This book is extremely rich in historical detail and an excellent and easy read. It takes us back to middle of the 18th century, where a group of titled, mostly young men and artists set up the first Hellfire club in a remote area of the Dublin Mountains.
The hellfire clubs soon found fame and notoriety for the licentious behaviour of the wealthy in Irish society who thronged there. Because of their privileged background and their contacts with the ruling classes of Ireland, these men were in every sense beyond the rule of law. Hellfire club members dabbled in the occult, setting up Satan as their mentor. They took pride in leading an utterly depraved life. In such clubs, for example, young maid servants were frequently enslaved, tortured and raped. Alcohol was consumed in vast quantity. Lord Santry, who had brutally murdered some of his servants, was finally persuaded to retire to his vast estate in England and that was the full extent of his punishment. An example is given of a poor working class man who had large amounts of brandy forcefully poured down his throat and was then set alight, much to the amusement of members.

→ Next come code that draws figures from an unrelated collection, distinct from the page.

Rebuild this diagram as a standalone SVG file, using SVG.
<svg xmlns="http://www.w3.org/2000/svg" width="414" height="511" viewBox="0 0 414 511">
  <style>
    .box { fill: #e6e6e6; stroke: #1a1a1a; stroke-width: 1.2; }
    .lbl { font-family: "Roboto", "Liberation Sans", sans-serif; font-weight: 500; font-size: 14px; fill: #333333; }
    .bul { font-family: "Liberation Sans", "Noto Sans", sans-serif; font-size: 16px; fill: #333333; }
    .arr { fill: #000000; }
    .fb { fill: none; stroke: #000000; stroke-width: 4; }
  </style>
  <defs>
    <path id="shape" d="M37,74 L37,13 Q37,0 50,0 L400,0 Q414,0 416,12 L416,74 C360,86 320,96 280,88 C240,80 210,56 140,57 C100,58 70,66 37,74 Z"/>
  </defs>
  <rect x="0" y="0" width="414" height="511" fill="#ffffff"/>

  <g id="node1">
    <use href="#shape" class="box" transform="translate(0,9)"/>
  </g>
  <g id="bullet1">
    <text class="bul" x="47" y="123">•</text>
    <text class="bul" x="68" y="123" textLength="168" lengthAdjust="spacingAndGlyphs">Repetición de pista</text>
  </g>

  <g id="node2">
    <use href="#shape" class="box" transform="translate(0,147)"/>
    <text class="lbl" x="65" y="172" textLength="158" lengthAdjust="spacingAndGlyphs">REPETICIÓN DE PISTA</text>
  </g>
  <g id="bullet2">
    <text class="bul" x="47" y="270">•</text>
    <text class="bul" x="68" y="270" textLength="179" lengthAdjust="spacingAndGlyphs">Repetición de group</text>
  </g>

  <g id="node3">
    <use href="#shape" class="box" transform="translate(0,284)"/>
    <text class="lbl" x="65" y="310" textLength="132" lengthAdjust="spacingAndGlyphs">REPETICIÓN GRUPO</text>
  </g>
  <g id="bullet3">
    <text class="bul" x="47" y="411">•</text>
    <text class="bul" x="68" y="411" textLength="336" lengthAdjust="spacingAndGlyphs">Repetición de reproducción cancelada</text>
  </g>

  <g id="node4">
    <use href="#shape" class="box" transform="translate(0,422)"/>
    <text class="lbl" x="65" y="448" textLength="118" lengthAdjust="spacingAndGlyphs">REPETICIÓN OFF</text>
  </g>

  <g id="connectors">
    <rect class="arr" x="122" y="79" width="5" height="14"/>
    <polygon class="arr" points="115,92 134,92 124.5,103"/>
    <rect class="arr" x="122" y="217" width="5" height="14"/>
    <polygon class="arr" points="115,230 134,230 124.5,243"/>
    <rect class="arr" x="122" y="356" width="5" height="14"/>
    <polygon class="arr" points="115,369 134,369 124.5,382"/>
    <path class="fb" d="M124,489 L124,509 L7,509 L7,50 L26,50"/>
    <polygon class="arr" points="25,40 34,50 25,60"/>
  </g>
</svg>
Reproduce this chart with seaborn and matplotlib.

As word of such atrocities spread throughout Dublin, Dean Swift was one of the few who spoke out publicly against these outrages. Yet because of the royal titles of these members, they carried on with impunity.
Written in a very accessible manner, this book is a fine study of the baser activities of the ruling classes in 18thcentury Ireland. Extensive footnotes are provided and Ryan’s depth of research is both outstanding and comprehensive.